-- START GIVEN ENTRIES --

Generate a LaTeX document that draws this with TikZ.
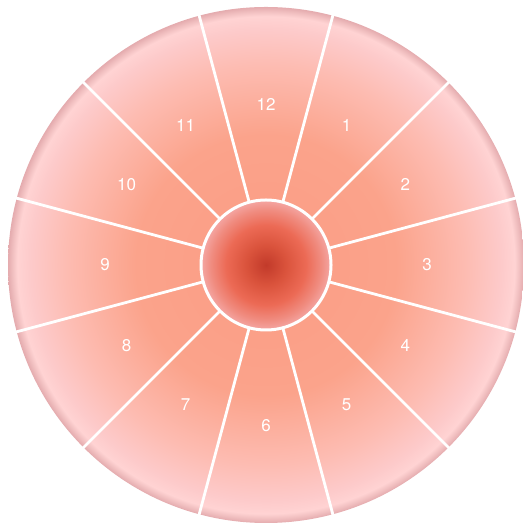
\documentclass[tikz,border=0pt]{standalone}
\usepackage{fontspec}
\setmainfont{TeX Gyre Heros}
\usetikzlibrary{calc}
\definecolor{oc0}{HTML}{FA9C84}
\definecolor{oc1}{HTML}{FBA38B}
\definecolor{oc2}{HTML}{FDBCB2}
\definecolor{oc3}{HTML}{FDCACA}
\definecolor{oc4}{HTML}{FFD3D3}
\definecolor{oc5}{HTML}{F0BEBF}
\definecolor{oc6}{HTML}{E4ABAE}
\definecolor{ic0}{HTML}{C23A2A}
\definecolor{ic1}{HTML}{DA533C}
\definecolor{ic2}{HTML}{EC6A55}
\definecolor{ic3}{HTML}{F08C80}
\definecolor{ic4}{HTML}{F4A4A0}
\pgfdeclareradialshading{outerdisk}{\pgfpoint{0bp}{0bp}}{%
  color(0bp)=(oc0); color(12.6bp)=(oc1); color(19.4bp)=(oc2);
  color(22.8bp)=(oc3); color(24.1bp)=(oc4); color(24.6bp)=(oc5);
  color(25bp)=(oc6); color(50bp)=(oc6)}
\pgfdeclareradialshading{innerdisk}{\pgfpoint{0bp}{0bp}}{%
  color(0bp)=(ic0); color(7.8bp)=(ic1); color(15.6bp)=(ic2);
  color(21.5bp)=(ic3); color(25bp)=(ic4); color(50bp)=(ic4)}
\tikzset{
  spoke/.style={white, line width=2.8pt},
  ring/.style={white, line width=3pt},
  lbl/.style={text=white, font=\fontsize{17}{17}\selectfont, inner sep=0pt}
}
\begin{document}
\begin{tikzpicture}[x=1pt,y=1pt]
\useasboundingbox (0,0) rectangle (522,526);
\coordinate (O) at (266,261);
\shade[shading=outerdisk] (O) circle[radius=258];
\foreach \k in {0,...,11}
  \draw[spoke] ($(O)+(75+30*\k:64)$) -- ($(O)+(75+30*\k:262)$);
\shade[shading=innerdisk] (O) circle[radius=64];
\draw[ring] (O) circle[radius=65];
\foreach \n in {1,...,12}
  \node[lbl] (l\n) at ($(O)+(90-30*\n:161)$) {\n};
\end{tikzpicture}
\end{document}
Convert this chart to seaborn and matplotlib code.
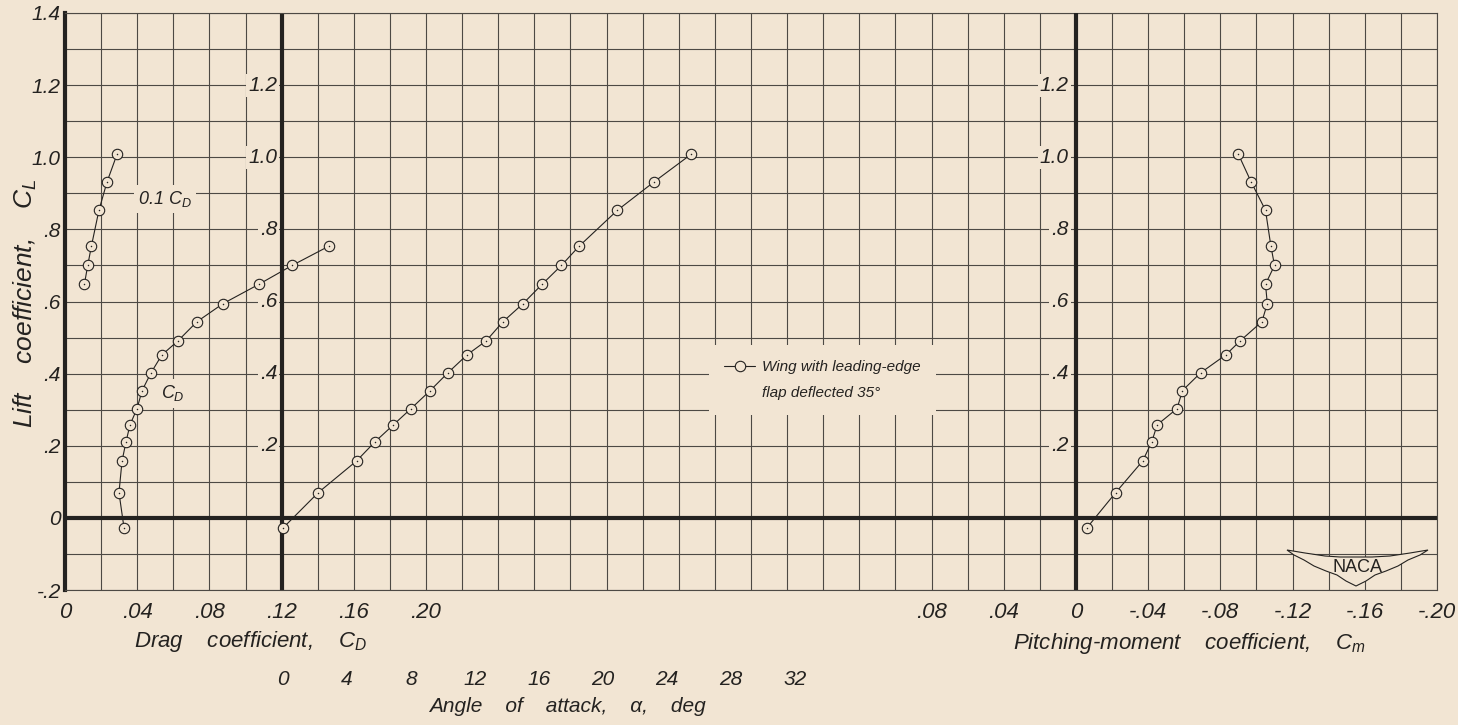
import matplotlib
matplotlib.use("Agg")
import matplotlib.pyplot as plt
import seaborn as sns
from matplotlib.ticker import MultipleLocator
from matplotlib.patches import Polygon
from matplotlib.lines import Line2D

# ---------------- data ----------------
lift_coef = [-0.028, 0.070, 0.158, 0.211, 0.258, 0.303, 0.353, 0.402, 0.452,
             0.491, 0.544, 0.594, 0.648, 0.700, 0.753, 0.853, 0.932, 1.008]
drag_coef = [0.0327, 0.0299, 0.0316, 0.0338, 0.0360, 0.0399, 0.0427, 0.0476,
             0.0537, 0.0626, 0.0731, 0.0875, 0.1075, 0.1258, 0.1460, 0.188,
             0.233, 0.288]
alpha_deg = [0.0, 2.2, 4.6, 5.75, 6.9, 8.0, 9.2, 10.3, 11.5, 12.7, 13.75,
             15.0, 16.2, 17.4, 18.5, 20.9, 23.2, 25.5]
moment_coef = [-0.006, -0.022, -0.037, -0.042, -0.045, -0.056, -0.059, -0.069,
               -0.083, -0.091, -0.103, -0.106, -0.105, -0.110, -0.108, -0.105,
               -0.097, -0.090]

cd_ticks = [0, 0.04, 0.08, 0.12, 0.16, 0.20]
cd_ticklabels = ["0", ".04", ".08", ".12", ".16", ".20"]
alpha_ticks = [0, 4, 8, 12, 16, 20, 24, 28, 32]
alpha_ticklabels = ["0", "4", "8", "12", "16", "20", "24", "28", "32"]
cm_ticks = [0.08, 0.04, 0, -0.04, -0.08, -0.12, -0.16, -0.20]
cm_ticklabels = [".08", ".04", "0", "-.04", "-.08", "-.12", "-.16", "-.20"]
cl_ticks = [-0.2, 0, 0.2, 0.4, 0.6, 0.8, 1.0, 1.2, 1.4]
cl_ticklabels = ["-.2", "0", ".2", ".4", ".6", ".8", "1.0", "1.2", "1.4"]
inner_cl_ticks = [0.2, 0.4, 0.6, 0.8, 1.0, 1.2]
inner_cl_labels = [".2", ".4", ".6", ".8", "1.0", "1.2"]

legend_lines = ["Wing with leading-edge", "flap deflected 35°"]

# ---------------- style ----------------
BG = "#f2e5d3"
INK = "#242220"
GRID = "#4d4944"

sns.set_theme(style="white")
plt.rcParams.update({
    "font.family": ["Liberation Sans", "DejaVu Sans"],
    "font.style": "italic",
    "mathtext.fontset": "custom",
    "mathtext.it": "Liberation Sans:italic",
    "mathtext.rm": "Liberation Sans:italic",
    "mathtext.sf": "Liberation Sans:italic",
    "figure.facecolor": BG,
    "axes.facecolor": BG,
    "text.color": INK,
    "xtick.color": INK,
    "ytick.color": INK,
})

fig = plt.figure(figsize=(14.58, 7.25), dpi=100)
ax = fig.add_axes([65 / 1458, 135 / 725, 1372 / 1458, 577 / 725])

# drag coefficient axis (primary)
ax.set_xlim(0, 0.76)
ax.set_ylim(-0.2, 1.4)
ax.set_xticks(cd_ticks, cd_ticklabels)
ax.set_yticks(cl_ticks, cl_ticklabels)
ax.xaxis.set_minor_locator(MultipleLocator(0.02))
ax.yaxis.set_minor_locator(MultipleLocator(0.1))
ax.grid(which="both", color=GRID, linewidth=0.8, zorder=0.5)
ax.tick_params(which="both", length=0)
ax.tick_params(axis="x", labelsize=16, pad=9)
ax.tick_params(axis="y", labelsize=15, pad=3)
for s in ["top", "right", "bottom"]:
    ax.spines[s].set_linewidth(0.8)
    ax.spines[s].set_color(GRID)
ax.spines["left"].set_linewidth(3.0)
ax.spines["left"].set_color(INK)

# heavy reference lines
ax.axhline(0, color=INK, linewidth=3.0, zorder=1.6)
ax.axvline(0.12, color=INK, linewidth=3.0, zorder=1.6)

line_kw = dict(color=INK, linewidth=0.8, marker="o", markersize=7.5,
               markerfacecolor=BG, markeredgecolor=INK, markeredgewidth=0.8)
dot_kw = dict(s=1.2, color=INK, linewidth=0, zorder=4)

# C_D curve and 0.1 C_D curve
sns.lineplot(x=drag_coef[:15], y=lift_coef[:15], ax=ax, sort=False,
             estimator=None, zorder=3, **line_kw)
sns.scatterplot(x=drag_coef[:15], y=lift_coef[:15], ax=ax, **dot_kw)
cd_tenth = [0.1 * v for v in drag_coef[12:]]
sns.lineplot(x=cd_tenth, y=lift_coef[12:], ax=ax, sort=False,
             estimator=None, zorder=3, **line_kw)
sns.scatterplot(x=cd_tenth, y=lift_coef[12:], ax=ax, **dot_kw)

ax.text(0.0405, 0.885, r"0.1 $C_D$", fontsize=13, ha="left", va="center",
        bbox=dict(facecolor=BG, edgecolor="none", pad=3), zorder=2.5)
ax.text(0.060, 0.345, r"$C_D$", fontsize=13, ha="center", va="center",
        bbox=dict(facecolor=BG, edgecolor="none", pad=3), zorder=2.5)

for v, lab in zip(inner_cl_ticks, inner_cl_labels):
    ax.text(0.1175, v, lab, fontsize=15, ha="right", va="center",
            bbox=dict(facecolor=BG, edgecolor="none", pad=1.5), zorder=2.5)

# angle of attack axis
ax_a = ax.twiny()
ax_a.set_xlim((65 - 283) / 16, (1437 - 283) / 16)
ax_a.xaxis.tick_bottom()
ax_a.set_xticks(alpha_ticks, alpha_ticklabels)
ax_a.tick_params(axis="x", length=0, labelsize=15, pad=57.5)
for s in ax_a.spines.values():
    s.set_visible(False)
sns.lineplot(x=alpha_deg, y=lift_coef, ax=ax_a, sort=False, estimator=None,
             zorder=3, label=legend_lines[0], **line_kw)
sns.scatterplot(x=alpha_deg, y=lift_coef, ax=ax_a, **dot_kw)

# pitching-moment axis
ax_m = ax.twiny()
ax_m.set_xlim(0.56, -0.20)
ax_m.xaxis.tick_bottom()
ax_m.set_xticks(cm_ticks, cm_ticklabels)
ax_m.tick_params(axis="x", length=0, labelsize=16, pad=9)
for s in ax_m.spines.values():
    s.set_visible(False)
ax_m.axvline(0, color=INK, linewidth=3.0, zorder=1.6)
sns.lineplot(x=moment_coef, y=lift_coef, ax=ax_m, sort=False, estimator=None,
             zorder=3, **line_kw)
sns.scatterplot(x=moment_coef, y=lift_coef, ax=ax_m, **dot_kw)
for v, lab in zip(inner_cl_ticks, inner_cl_labels):
    ax_m.text(0.004, v, lab, fontsize=15, ha="right", va="center",
              bbox=dict(facecolor=BG, edgecolor="none", pad=1.5), zorder=2.5)

# legend: first row carries the symbol, second row continues the text
handles, _ = ax_a.get_legend_handles_labels()
blank = Line2D([], [], linestyle="none", marker=None)
leg = ax_a.legend([handles[0], blank], legend_lines, loc="upper left",
                  bbox_to_anchor=((709 - 65) / 1372, (590 - 345) / 577),
                  borderaxespad=0, frameon=True, facecolor=BG,
                  edgecolor="none", framealpha=1, fancybox=False,
                  handlelength=2.0, handletextpad=0.45, borderpad=1.0,
                  labelspacing=0.75, fontsize=11)
leg.set_zorder(2.6)

# axis titles
ax.text(-0.029, (590 - 303) / 577, r"Lift    coefficient,    $C_L$",
        rotation=90, transform=ax.transAxes, ha="center", va="center",
        fontsize=19)
ax.text((250 - 65) / 1372, (590 - 641) / 577,
        r"Drag    coefficient,    $C_D$",
        transform=ax.transAxes, ha="center", va="center", fontsize=16)
ax.text((567 - 65) / 1372, (590 - 707) / 577,
        "Angle    of    attack,    α,    deg",
        transform=ax.transAxes, ha="center", va="center", fontsize=15)
ax.text((1190 - 65) / 1372, (590 - 644) / 577,
        r"Pitching-moment    coefficient,    $C_m$",
        transform=ax.transAxes, ha="center", va="center", fontsize=16)

# NACA emblem (decoration, axes-fraction coordinates)
logo_px = [(1287, 550), (1305, 553), (1325, 556), (1340, 557), (1356, 557),
           (1372, 557), (1390, 556), (1410, 553), (1428, 550), (1420, 555),
           (1408, 560), (1398, 566), (1386, 571), (1375, 575), (1366, 581),
           (1356, 586), (1346, 581), (1337, 575), (1326, 571), (1314, 566),
           (1304, 560), (1294, 555)]
logo = Polygon([((px - 65) / 1372, (590 - py) / 577) for px, py in logo_px],
               closed=True, transform=ax.transAxes, facecolor=BG,
               edgecolor=INK, linewidth=0.8, zorder=2.5)
ax.add_patch(logo)
ax.text((1357 - 65) / 1372, (590 - 567) / 577, "NACA", transform=ax.transAxes,
        ha="center", va="center", fontsize=13, style="normal", zorder=2.7)

fig.savefig("out.png", dpi=100, facecolor=BG)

-- END GIVEN ENTRIES --

Within the listing above, extract exactly the lines that run from the one containing "Convert this chart" through the one containing "from matplotlib.lines import Line2D", excluding any pictures.

Convert this chart to seaborn and matplotlib code.
import matplotlib
matplotlib.use("Agg")
import matplotlib.pyplot as plt
import seaborn as sns
from matplotlib.ticker import MultipleLocator
from matplotlib.patches import Polygon
from matplotlib.lines import Line2D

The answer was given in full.